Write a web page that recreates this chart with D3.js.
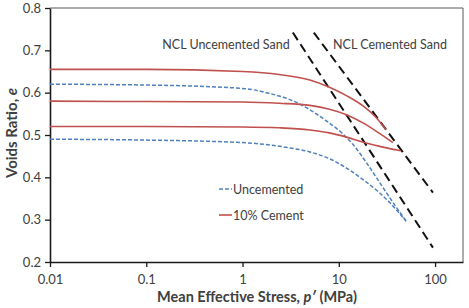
<!DOCTYPE html>
<html lang="en">
<head>
<meta charset="UTF-8">
<title>Voids ratio vs mean effective stress</title>
<script src="https://d3js.org/d3.v7.min.js"></script>
<style>
    html, body { margin: 0; padding: 0; background: #fff; }
    svg text { font-family: 'Lato', 'Open Sans', sans-serif; fill: #404040; }
</style>
</head>
<body>
<div id="chart"></div>
<script>

// tick labels
var xTicks = [0.01, 0.1, 1, 10, 100];
var yTicks = [0.2, 0.3, 0.4, 0.5, 0.6, 0.7, 0.8];

// 10% cement curves (p' in MPa, e)
var cementP1 = [0.01, 0.1, 1, 2.4, 5, 8, 12, 18, 24, 30.8];
var cementE1 = [0.655, 0.655, 0.650, 0.643, 0.630, 0.613, 0.593, 0.568, 0.543, 0.513];
var cementP2 = [0.01, 0.1, 1, 2.4, 5, 8, 12, 18, 26, 36.5];
var cementE2 = [0.580, 0.579, 0.578, 0.575, 0.570, 0.561, 0.548, 0.528, 0.505, 0.482];
var cementP3 = [0.01, 0.1, 1, 2.4, 5, 8, 12, 18, 28, 44];
var cementE3 = [0.520, 0.520, 0.519, 0.517, 0.512, 0.505, 0.495, 0.483, 0.472, 0.463];

// uncemented curves
var uncemP1 = [0.01, 0.1, 1, 2, 3, 4.5, 6, 8, 10.5, 14, 20, 28, 38, 50];
var uncemE1 = [0.620, 0.618, 0.610, 0.597, 0.585, 0.566, 0.548, 0.528, 0.507, 0.478, 0.430, 0.380, 0.335, 0.297];
var uncemP2 = [0.01, 0.1, 1, 2, 3, 5, 8, 12, 18, 26, 34, 50];
var uncemE2 = [0.490, 0.488, 0.482, 0.476, 0.470, 0.460, 0.444, 0.422, 0.394, 0.365, 0.340, 0.296];

// normal compression lines
var nclUncemP = [3.33, 95];
var nclUncemE = [0.742, 0.234];
var nclCemP = [5.5, 95];
var nclCemE = [0.742, 0.364];

var W = 469, H = 308;
var margin = {top: 8, right: 6, bottom: 46, left: 50};

var svg = d3.select('#chart')
    .append('svg')
    .attr('width', W)
    .attr('height', H);

var x = d3.scaleLog()
    .domain([0.01, 195])
    .range([margin.left, W - margin.right]);

var y = d3.scaleLinear()
    .domain([0.2, 0.8])
    .range([H - margin.bottom, margin.top]);

function pts(ps, es) {
    return ps.map(function(p, i) { return [p, es[i]]; });
}

var line = d3.line()
    .x(function(d) { return x(d[0]); })
    .y(function(d) { return y(d[1]); })
    .curve(d3.curveMonotoneX);

// plot frame (top & right)
svg.append('path')
    .attr('d', 'M' + x.range()[0] + ',' + y(0.8) + 'H' + x.range()[1] + 'V' + y(0.2))
    .attr('fill', 'none')
    .attr('stroke', '#595959')
    .attr('stroke-width', 1);

// axes
var xAxis = svg.append('g')
    .attr('transform', 'translate(0,' + y(0.2) + ')')
    .call(d3.axisBottom(x).tickValues(xTicks).tickSize(5).tickSizeOuter(0)
        .tickFormat(function(d) { return d3.format('~g')(d); }));

var yAxis = svg.append('g')
    .attr('transform', 'translate(' + x(0.01) + ',0)')
    .call(d3.axisLeft(y).tickValues(yTicks).tickSize(5).tickSizeOuter(0)
        .tickFormat(d3.format('.1f')));

[xAxis, yAxis].forEach(function(g) {
    g.select('.domain').attr('stroke', '#1a1a1a').attr('stroke-width', 1.6);
    g.selectAll('.tick line').attr('stroke', '#1a1a1a').attr('stroke-width', 1.3);
    g.selectAll('.tick text')
        .style('font-size', '13px')
        .attr('fill', '#404040');
});
xAxis.selectAll('.tick text').attr('dy', '1.1em');
yAxis.selectAll('.tick text').attr('x', -9);

// NCL lines
[[nclUncemP, nclUncemE], [nclCemP, nclCemE]].forEach(function(s) {
    svg.append('path')
        .attr('d', d3.line().x(function(d) { return x(d[0]); }).y(function(d) { return y(d[1]); })(pts(s[0], s[1])))
        .attr('fill', 'none')
        .attr('stroke', '#111')
        .attr('stroke-width', 2)
        .attr('stroke-dasharray', '9,5');
});

// uncemented curves
[[uncemP1, uncemE1], [uncemP2, uncemE2]].forEach(function(s) {
    svg.append('path')
        .attr('d', line(pts(s[0], s[1])))
        .attr('fill', 'none')
        .attr('stroke', '#4f81bd')
        .attr('stroke-width', 1.5)
        .attr('stroke-dasharray', '4,2');
});

// cemented curves
[[cementP1, cementE1], [cementP2, cementE2], [cementP3, cementE3]].forEach(function(s) {
    svg.append('path')
        .attr('d', line(pts(s[0], s[1])))
        .attr('fill', 'none')
        .attr('stroke', '#c0504d')
        .attr('stroke-width', 1.6);
});

// NCL labels
svg.append('text')
    .attr('x', 226).attr('y', 49)
    .attr('text-anchor', 'middle')
    .style('font-size', '12.5px')
    .text('NCL Uncemented Sand');
svg.append('text')
    .attr('x', 390).attr('y', 49)
    .attr('text-anchor', 'middle')
    .style('font-size', '12.5px')
    .text('NCL Cemented Sand');

// legend
var legend = svg.append('g');
legend.append('line')
    .attr('x1', 219).attr('x2', 232).attr('y1', 189).attr('y2', 189)
    .attr('stroke', '#4f81bd').attr('stroke-width', 1.5).attr('stroke-dasharray', '4,2');
legend.append('text')
    .attr('x', 233).attr('y', 193.5)
    .style('font-size', '12.5px')
    .text('Uncemented');
legend.append('line')
    .attr('x1', 219).attr('x2', 232).attr('y1', 215).attr('y2', 215)
    .attr('stroke', '#c0504d').attr('stroke-width', 1.6);
legend.append('text')
    .attr('x', 233).attr('y', 219.5)
    .style('font-size', '12.5px')
    .text('10% Cement');

// axis titles
var xt = svg.append('text')
    .attr('x', 257).attr('y', 302)
    .attr('text-anchor', 'middle')
    .style('font-size', '14.5px')
    .style('font-weight', 'bold');
xt.append('tspan').text('Mean Effective Stress, ');
xt.append('tspan').style('font-style', 'italic').text('p\u2032');
xt.append('tspan').text(' (MPa)');

var yt = svg.append('text')
    .attr('transform', 'translate(17,133) rotate(-90)')
    .attr('text-anchor', 'middle')
    .style('font-size', '15px')
    .style('font-weight', 'bold');
yt.append('tspan').text('Voids Ratio, ');
yt.append('tspan').style('font-style', 'italic').text('e');

</script>
</body>
</html>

****************

What needs to be done: Repeat the lines above, starting at the first and stopping after the line that holds "var yTicks = [0.2, 0.3, 0.4, 0.5, 0.6, 0.7, 0.8];", with the pictures left out.

Reply:
Write a web page that recreates this chart with D3.js.
<!DOCTYPE html>
<html lang="en">
<head>
<meta charset="UTF-8">
<title>Voids ratio vs mean effective stress</title>
<script src="https://d3js.org/d3.v7.min.js"></script>
<style>
    html, body { margin: 0; padding: 0; background: #fff; }
    svg text { font-family: 'Lato', 'Open Sans', sans-serif; fill: #404040; }
</style>
</head>
<body>
<div id="chart"></div>
<script>

// tick labels
var xTicks = [0.01, 0.1, 1, 10, 100];
var yTicks = [0.2, 0.3, 0.4, 0.5, 0.6, 0.7, 0.8];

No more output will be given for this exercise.